During our discussions, Francesca met with Matt Kaminski and Jamil Anderlini and has their enthusiastic support. Her first assignment will be to work closely with them, as well as business leaders, to meet one of the goals of the strategic plan: Heightening POLITICO’s profile for the most agenda-setting transatlantic coverage.

She is part of a succession of talented and deeply experienced new arrivals — including Mark Dekan, Beth Diaz, Rebecca Haase and Rachel Loeffler — who were attracted to POLITICO because they see this as an opportunity unique to POLITICO, one that will vault a successful publication to a dramatically new level of value and impact.
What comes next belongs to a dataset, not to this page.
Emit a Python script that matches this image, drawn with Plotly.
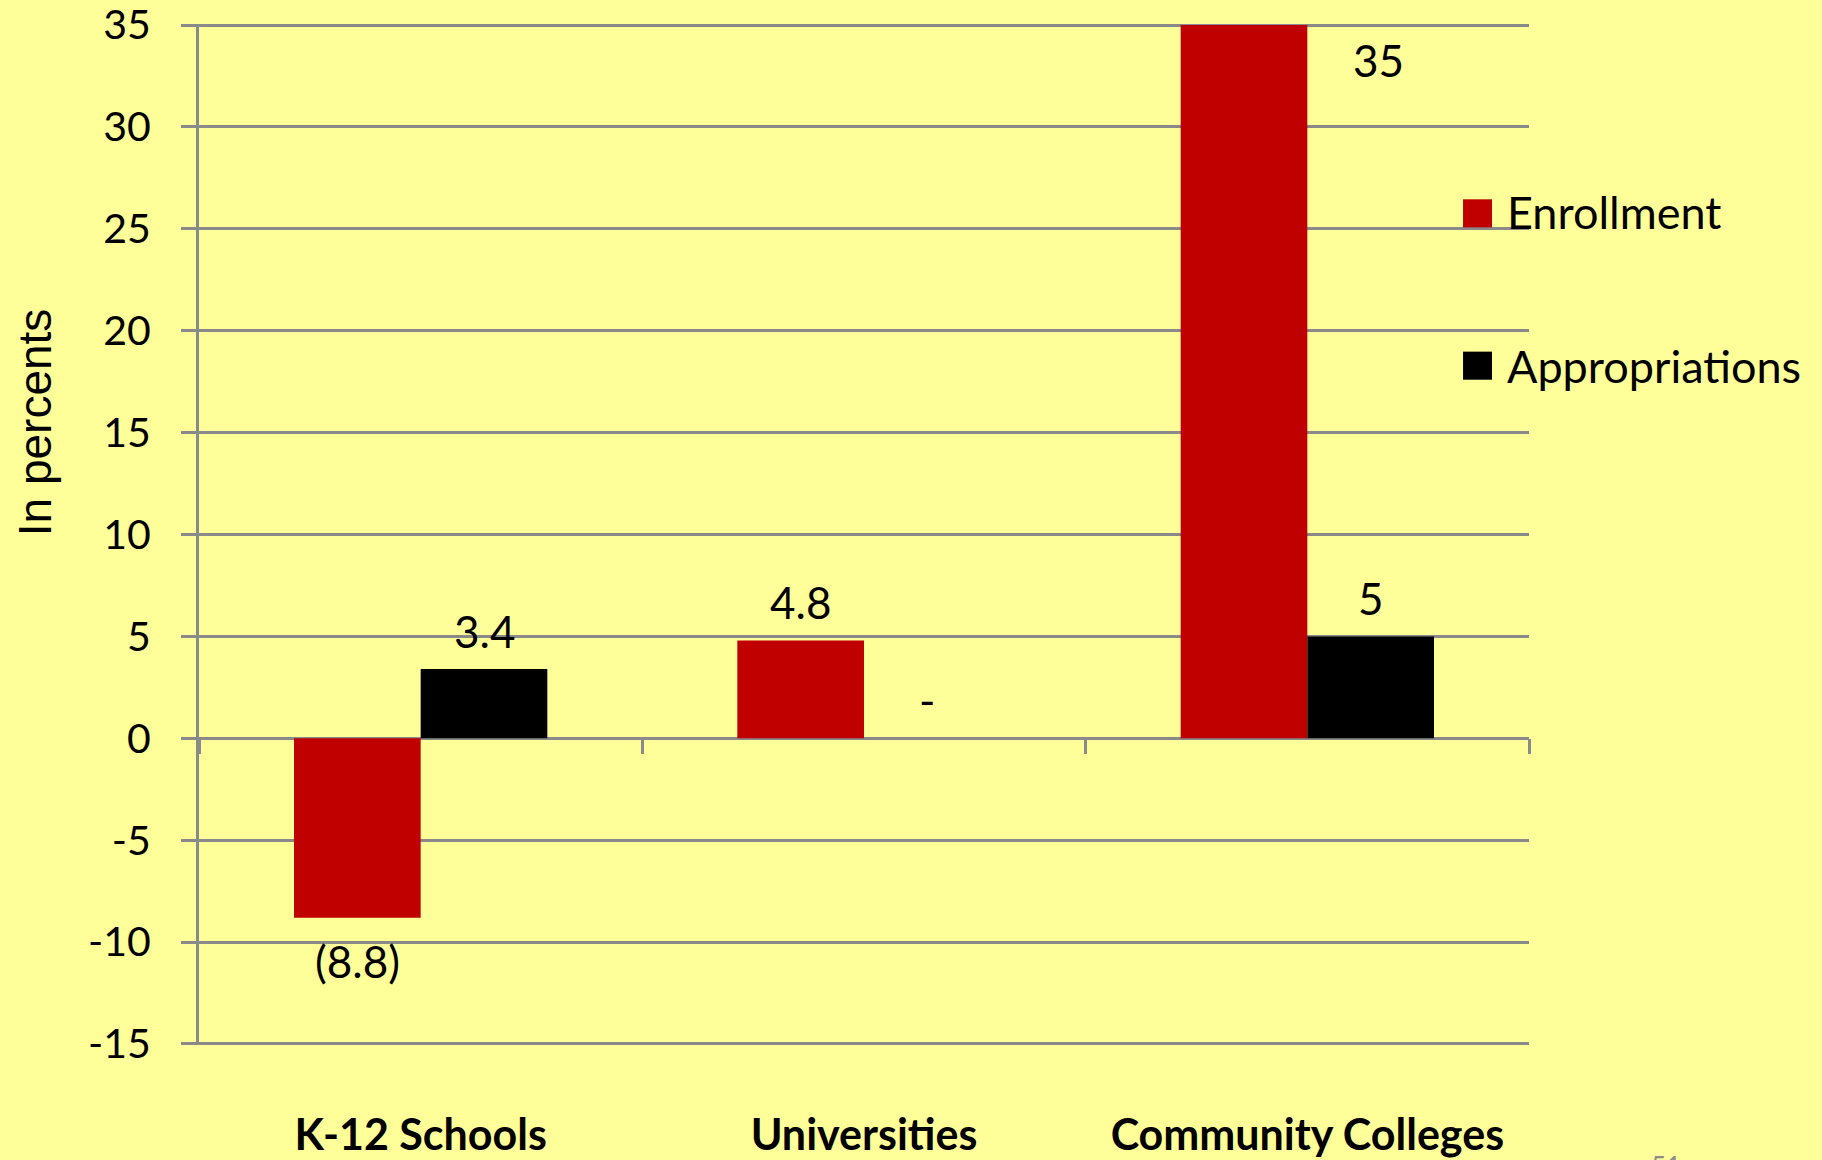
import plotly.graph_objects as go

# ---------------- data ----------------
categories = ["K-12 Schools", "Universities", "Community Colleges"]
enrollment = [-8.8, 4.8, 35]
appropriations = [3.4, 0, 5]
series_names = ["Enrollment", "Appropriations"]
y_tickvals = [-15, -10, -5, 0, 5, 10, 15, 20, 25, 30, 35]
y_ticktext = ["-15", "-10", "-5", "0", "5", "10", "15", "20", "25", "30", "35"]
y_title = "In percents"
page_number = "51"

# ---------------- style ----------------
RED = "#C00000"
BLACK = "#000000"
BG = "#FFFF99"
GRID = "#8A8A8A"
FONT = "Lato, 'Open Sans', sans-serif"
Y_MIN, Y_MAX = -15, 35
PADR = 0.05  # tiny range padding so end gridlines/labels are drawn
R0, R1 = Y_MIN - PADR, Y_MAX + PADR
BARGAP = 1.5 / 3.5


def fmt(v):
    if v == 0:
        return "-"
    if v < 0:
        return f"({abs(v):g})"
    return f"{v:g}"


fig = go.Figure()
colors = [RED, BLACK]
for name, vals, col in zip(series_names, [enrollment, appropriations], colors):
    fig.add_trace(go.Bar(
        name=name, x=categories, y=vals,
        marker=dict(color=col, line=dict(width=0)),
        showlegend=False, hoverinfo="x+y+name",
    ))

# data labels
half = (1 - BARGAP) / 4
annotations = []
for s, vals in enumerate([enrollment, appropriations]):
    off = -half if s == 0 else half
    for i, v in enumerate(vals):
        x = i + off
        xsh = 0
        if v >= Y_MAX:
            x = i + half
            xsh = 8
            ysh = -35
        elif v < 0:
            ysh = -43
        else:
            ysh = 38
        annotations.append(dict(
            x=x, y=v, xref="x", yref="y", text=fmt(v), showarrow=False,
            xanchor="center", yanchor="middle", yshift=ysh, xshift=xsh,
            font=dict(family=FONT, size=44, color=BLACK),
        ))

# legend (text)
legend_y = [0.8155, 0.6654]
for name, ly in zip(series_names, legend_y):
    annotations.append(dict(
        x=0.982, y=ly, xref="paper", yref="paper", text=name, showarrow=False,
        xanchor="left", yanchor="middle",
        font=dict(family=FONT, size=45, color=BLACK),
    ))

# y-axis title
annotations.append(dict(
    x=-0.1233, y=0.610, xref="paper", yref="paper", text=y_title,
    showarrow=False, textangle=-90, xanchor="center", yanchor="middle",
    font=dict(family="'Liberation Sans', Arial, sans-serif", size=46, color=BLACK),
))

# page number (partly cut off at bottom, as in the slide)
annotations.append(dict(
    x=1.103, y=-0.101, xref="paper", yref="paper", text=page_number,
    showarrow=False, xanchor="center", yanchor="top",
    font=dict(family=FONT, size=26, color="#8C8C8C"),
))

shapes = []
sq = [(0.8008, 0.8283), (0.6516, 0.6791)]
for col, (y0, y1) in zip(colors, sq):
    shapes.append(dict(type="rect", xref="paper", yref="paper",
                       x0=0.9504, x1=0.9722, y0=y0, y1=y1,
                       fillcolor=col, line=dict(width=0)))

fig.update_layout(
    width=1822, height=1160, autosize=False,
    margin=dict(l=199, r=293, t=24, b=115, pad=0, autoexpand=False),
    paper_bgcolor=BG, plot_bgcolor=BG,
    barmode="group", bargap=BARGAP, bargroupgap=0,
    annotations=annotations, shapes=shapes,
    font=dict(family=FONT, color=BLACK),
    xaxis=dict(
        type="category", anchor="free", position=(0 - R0) / (R1 - R0),
        automargin=False,
        showgrid=False, zeroline=False, showline=False,
        ticks="outside", tickson="boundaries", ticklen=15, tickwidth=3,
        tickcolor=GRID, ticklabelstandoff=368,
        tickfont=dict(family=FONT, size=43, color=BLACK, weight="bold"),
    ),
    yaxis=dict(
        range=[R0, R1], tickmode="array", tickvals=y_tickvals,
        ticktext=y_ticktext, ticklabeloverflow="allow", automargin=False,
        showgrid=True, gridcolor=GRID, gridwidth=3,
        zeroline=True, zerolinecolor=GRID, zerolinewidth=3,
        showline=True, linecolor=GRID, linewidth=3,
        ticks="outside", ticklen=15, tickwidth=3, tickcolor=GRID,
        ticklabelstandoff=22,
        tickfont=dict(family=FONT, size=41, color=BLACK),
    ),
)

fig.write_html(
    "out.html",
    config={"displayModeBar": False},
    post_script="document.body.style.margin='0';document.body.style.overflow='hidden';",
)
Francesca has an itinerant background, growing up in Washington D.C., Brussels, London and New York, where she currently lives with her family. She joined The Times in 2014 as part of a new Audience team in the newsroom after publication of the Innovation Report. During her tenure, she held positions in Audience, Video and most recently International. In her most recent role as Director of International Strategy and Operations, Francesca worked across the global newsrooms in Seoul, London, and New York, where she was able to leverage her editorial, digital and personnel expertise.

She played a leading role in reshaping the global operation; building and operationalizing new internal structures, reallocating headcount and budget, and setting goals to better align with coverage priorities. She also worked closely with staff on career mobility and team management.

Prior to International, she spent six years in the award-winning Video Department across multiple disciplines: audience, product, strategy, and operations. In that time, Francesca helped transform the unit into an indispensable part of the New York Times and an industry leader in digital storytelling. This was recognized when the team was part of four Pulitzer Prize awards from 2019 - 2021 and won nine Emmy awards from 2016 - 2021.

With this background, it is obvious why we would be drawn to Francesca. Equally important, however, is why she is attracted to POLITICO.

Our discussions made clear she regards being at a high-growth publication — at this fluid moment when we have so much potential to build on what we already do well AND explore new possibilities no one dreamed of at POLITICO’s founding — as a singular opportunity.

She’s exactly right, and that singular opportunity is also one that we hope everyone here will embrace in the months and years ahead.